Narrowband diffuse thermal emitter based on surface phonon polaritons
Ma Binze,
Huang Yun,
Zha Weiyi,
Qin Bing,
Qin Rui,
Ghosh Pintu,
Kaur Sandeep,
Qiu Min,
Li Qiang
Affiliations
Ma Binze
State Key Laboratory of Modern Optical Instrumentation, College of Optical Science and Engineering, Zhejiang University, Hangzhou310027, China
Huang Yun
State Key Laboratory of Modern Optical Instrumentation, College of Optical Science and Engineering, Zhejiang University, Hangzhou310027, China
Zha Weiyi
State Key Laboratory of Modern Optical Instrumentation, College of Optical Science and Engineering, Zhejiang University, Hangzhou310027, China
Qin Bing
State Key Laboratory of Modern Optical Instrumentation, College of Optical Science and Engineering, Zhejiang University, Hangzhou310027, China
Qin Rui
State Key Laboratory of Modern Optical Instrumentation, College of Optical Science and Engineering, Zhejiang University, Hangzhou310027, China
Ghosh Pintu
State Key Laboratory of Modern Optical Instrumentation, College of Optical Science and Engineering, Zhejiang University, Hangzhou310027, China
Kaur Sandeep
State Key Laboratory of Modern Optical Instrumentation, College of Optical Science and Engineering, Zhejiang University, Hangzhou310027, China
Qiu Min
Key Laboratory of 3D Micro/Nano Fabrication and Characterization of Zhejiang Province, School of Engineering, Westlake University, 18 Shilongshan Road, Hangzhou310024, China
Li Qiang
State Key Laboratory of Modern Optical Instrumentation, College of Optical Science and Engineering, Zhejiang University, Hangzhou310027, China
Thermal emission engineering with ability to realize spectral and spatial selection has attracted great attention in recent years.

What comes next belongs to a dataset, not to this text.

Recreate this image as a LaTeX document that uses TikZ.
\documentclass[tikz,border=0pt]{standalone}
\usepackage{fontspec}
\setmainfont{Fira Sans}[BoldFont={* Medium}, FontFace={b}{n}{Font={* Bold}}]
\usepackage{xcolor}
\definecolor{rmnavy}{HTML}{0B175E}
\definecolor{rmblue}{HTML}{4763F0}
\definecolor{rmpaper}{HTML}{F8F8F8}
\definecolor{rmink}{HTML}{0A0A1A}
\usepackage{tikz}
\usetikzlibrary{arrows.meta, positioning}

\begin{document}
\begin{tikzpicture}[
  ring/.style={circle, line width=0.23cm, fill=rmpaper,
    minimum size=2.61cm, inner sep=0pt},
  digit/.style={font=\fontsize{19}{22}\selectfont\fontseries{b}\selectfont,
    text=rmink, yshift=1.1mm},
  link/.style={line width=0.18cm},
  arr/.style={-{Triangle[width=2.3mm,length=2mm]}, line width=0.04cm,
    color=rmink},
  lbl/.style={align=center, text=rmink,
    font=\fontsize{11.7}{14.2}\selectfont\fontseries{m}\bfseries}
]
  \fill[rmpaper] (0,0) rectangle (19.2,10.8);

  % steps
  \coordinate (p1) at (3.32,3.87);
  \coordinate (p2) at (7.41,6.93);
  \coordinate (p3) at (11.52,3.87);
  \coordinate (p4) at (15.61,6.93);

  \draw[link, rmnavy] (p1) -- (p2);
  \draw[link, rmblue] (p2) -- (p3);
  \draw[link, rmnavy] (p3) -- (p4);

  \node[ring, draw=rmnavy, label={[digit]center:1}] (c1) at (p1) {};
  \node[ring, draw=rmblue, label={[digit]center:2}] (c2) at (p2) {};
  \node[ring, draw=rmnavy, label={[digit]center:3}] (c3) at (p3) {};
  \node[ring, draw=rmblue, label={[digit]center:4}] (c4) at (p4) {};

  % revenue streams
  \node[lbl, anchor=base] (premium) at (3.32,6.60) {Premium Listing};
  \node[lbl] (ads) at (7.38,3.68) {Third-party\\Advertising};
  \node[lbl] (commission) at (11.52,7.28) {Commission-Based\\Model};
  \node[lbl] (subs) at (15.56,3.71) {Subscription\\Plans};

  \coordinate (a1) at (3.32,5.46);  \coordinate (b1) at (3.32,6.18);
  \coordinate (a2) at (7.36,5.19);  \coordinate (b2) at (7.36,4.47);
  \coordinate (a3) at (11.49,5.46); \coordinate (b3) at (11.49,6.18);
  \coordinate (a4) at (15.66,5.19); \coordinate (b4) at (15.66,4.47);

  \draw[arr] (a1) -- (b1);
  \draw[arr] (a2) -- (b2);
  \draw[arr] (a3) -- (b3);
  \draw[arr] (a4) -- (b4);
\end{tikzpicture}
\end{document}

Nanophotonic control of thermal radiation has demonstrated narrowband thermal emitter but with high angle-sensitivity and diffuse thermal emitter but with low quality factor (Q). Here, we demonstrate a simultaneous narrowband, diffuse thermal emitter consisting of 80 nm (<λ/100) thick Ge nanostructures on a silicon carbide (SiC) phononic material. Based on surface phonon polaritons, a spectral coherent emission with a high Q factor of 101 is achieved at ∼10.9 μm wavelength in experiment. Furthermore, this phonon-mediated nanostructure provides spatial control with strong diffuse thermal emission with a full angle at half maximum of 70°. Additionally, the emission wavelength and intensity are tuned by replacing Ge with phase change materials (Ge2Sb2Te5 and In3SbTe2). The designed narrowband diffuse thermal emitter offers new perspectives for the engineering of emission and paves the way for infrared applications, including thermal sources, radiative cooling, infrared sensing, and thermal photovoltaics.